Computing the full eigendecomposition of a large covariance matrix can be slow. Here again, acceleration is key. The venerable QR iteration is a robust method for this task. It works by applying a sequence of transformations that cause the matrix to gradually become diagonal, with the coveted eigenvalues appearing on the diagonal. The convergence of the basic method can be slow, but it can be dramatically accelerated by using shifts. By choosing a shift close to an eigenvalue, the algorithm can be made to "deflate" that eigenvalue—that is, isolate it with extreme rapidity.

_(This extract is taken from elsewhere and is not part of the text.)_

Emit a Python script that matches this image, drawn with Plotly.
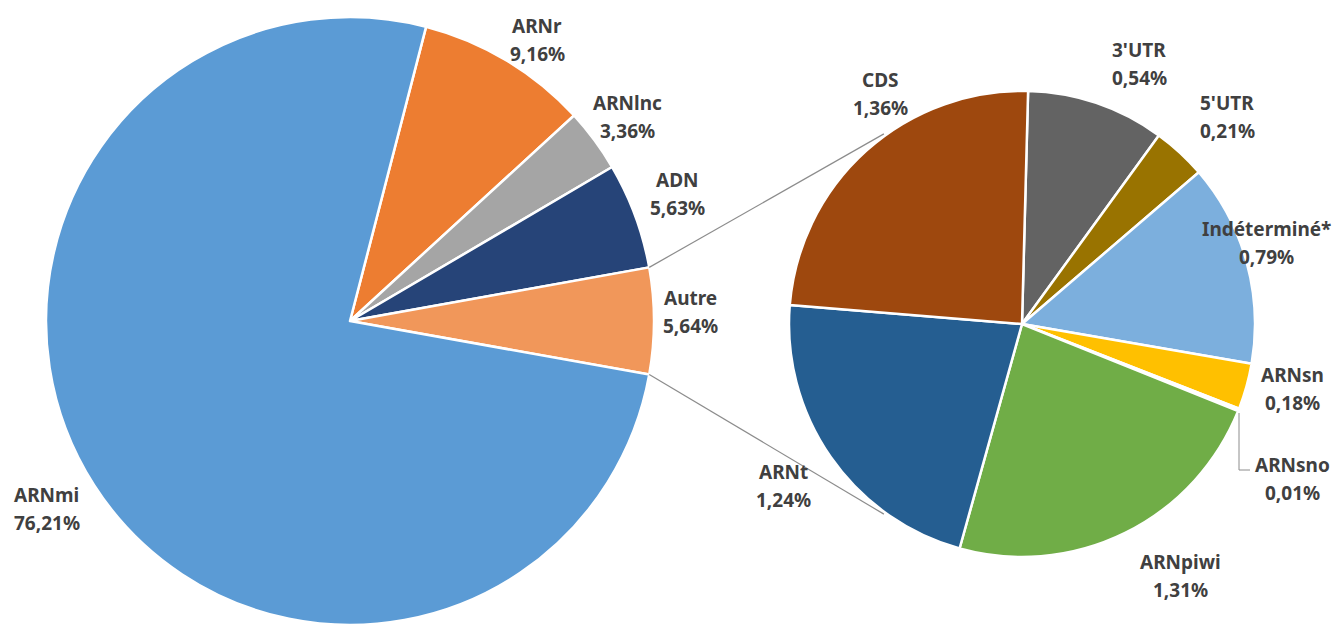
import math
import plotly.graph_objects as go

# ---- data ----
main_labels = ["ARNr", "ARNlnc", "ADN", "Autre", "ARNmi"]
main_values = [9.16, 3.36, 5.63, 5.64, 76.21]
sub_labels = ["3'UTR", "5'UTR", "Indéterminé*", "ARNsn", "ARNsno", "ARNpiwi", "ARNt", "CDS"]
sub_values = [0.54, 0.21, 0.79, 0.18, 0.01, 1.31, 1.24, 1.36]

def fmt(v):
    return f"{v:.2f}".replace(".", ",") + "%"

# ---- styles / layout ----
W, H = 1333, 625
main_colors = ["#ED7D31", "#A5A5A5", "#264478", "#F1975A", "#5B9BD5"]
sub_colors = ["#636363", "#997300", "#7CAFDD", "#FFC000", "#4472C4", "#70AD47", "#255E91", "#9E480E"]
TXT = "#404040"
FONT = "Noto Sans"
FSIZE = 19

# pie geometry in pixels (center x, center y from top, radius)
MCX, MCY, MR = 350, 321, 304
SCX, SCY, SR = 1022, 324, 233
MAIN_ROT = 14.5
SUB_ROT = 1.5

def dom(cx, cy, r):
    return dict(x=[(cx - r) / W, (cx + r) / W], y=[(H - cy - r) / H, (H - cy + r) / H])

fig = go.Figure()
fig.add_trace(go.Pie(
    labels=main_labels, values=main_values, sort=False, direction="clockwise",
    rotation=MAIN_ROT, domain=dom(MCX, MCY, MR), textinfo="none",
    marker=dict(colors=main_colors, line=dict(color="white", width=2.5)),
    showlegend=False, hoverinfo="label+percent"))
fig.add_trace(go.Pie(
    labels=sub_labels, values=sub_values, sort=False, direction="clockwise",
    rotation=SUB_ROT, domain=dom(SCX, SCY, SR), textinfo="none",
    marker=dict(colors=sub_colors, line=dict(color="white", width=2.5)),
    showlegend=False, hoverinfo="label+value"))

# label positions (pixel centers of the two-line label blocks)
label_pos = {
    "ARNr": (537, 40), "ARNlnc": (627, 117), "ADN": (677, 194), "Autre": (690, 312),
    "ARNmi": (47, 509),
    "CDS": (880, 94), "3'UTR": (1139, 64), "5'UTR": (1227, 117),
    "Indéterminé*": (1266, 243), "ARNsn": (1292, 389), "ARNsno": (1292, 479),
    "ARNpiwi": (1180, 576), "ARNt": (783, 486),
}
LINE_GAP = 14
annotations = []
for labs, vals in ((main_labels, main_values), (sub_labels, sub_values)):
    for lab, val in zip(labs, vals):
        x, y = label_pos[lab]
        for txt, yy in ((lab, y - LINE_GAP), (fmt(val), y + LINE_GAP)):
            annotations.append(dict(
                x=x / W, y=1 - yy / H, xref="paper", yref="paper", text=txt,
                showarrow=False, xanchor="center", yanchor="middle",
                font=dict(family=FONT, size=FSIZE, color=TXT, weight="bold")))

# connector lines from the "Autre" slice to the secondary pie
autre_idx = main_labels.index("Autre")
start = MAIN_ROT + sum(main_values[:autre_idx]) / sum(main_values) * 360
end = start + main_values[autre_idx] / sum(main_values) * 360
SUB_ANG = 36
shapes = []
for a_main, a_sub in ((start, 360 - SUB_ANG), (end, 180 + SUB_ANG)):
    x0 = MCX + MR * math.sin(math.radians(a_main))
    y0 = MCY - MR * math.cos(math.radians(a_main))
    x1 = SCX + (SR + 2) * math.sin(math.radians(a_sub))
    y1 = SCY - (SR + 2) * math.cos(math.radians(a_sub))
    shapes.append(dict(type="line", xref="paper", yref="paper",
                       x0=x0 / W, y0=1 - y0 / H, x1=x1 / W, y1=1 - y1 / H,
                       line=dict(color="#8C8C8C", width=1.2)))
# leader line for ARNsno
sno_path = [(1239, 413), (1239, 470), (1250, 470)]
for (xa, ya), (xb, yb) in zip(sno_path[:-1], sno_path[1:]):
    shapes.append(dict(type="line", xref="paper", yref="paper",
                       x0=xa / W, y0=1 - ya / H, x1=xb / W, y1=1 - yb / H,
                       line=dict(color="#8C8C8C", width=1)))

fig.update_layout(
    width=W, height=H, margin=dict(l=0, r=0, t=0, b=0),
    paper_bgcolor="white", plot_bgcolor="white",
    annotations=annotations, shapes=shapes,
    font=dict(family=FONT, color=TXT))

fig.write_html("out.html", config={"displayModeBar": False},
               post_script="document.body.style.margin='0';document.body.style.overflow='hidden';")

The Wilkinson shift is a particularly clever strategy that uses local information in the matrix to generate a nearly optimal shift at each step, achieving cubic convergence—a truly remarkable rate of acceleration that makes PCA practical for large-scale data analysis.
From the smallest quantum systems to the largest datasets, the story is the same. The eigenvalues of operators define the essential character of a system. And our ability to compute them efficiently, through the elegant and powerful techniques of eigenvalue acceleration, is fundamental to our ability to understand, predict, and engineer the world around us.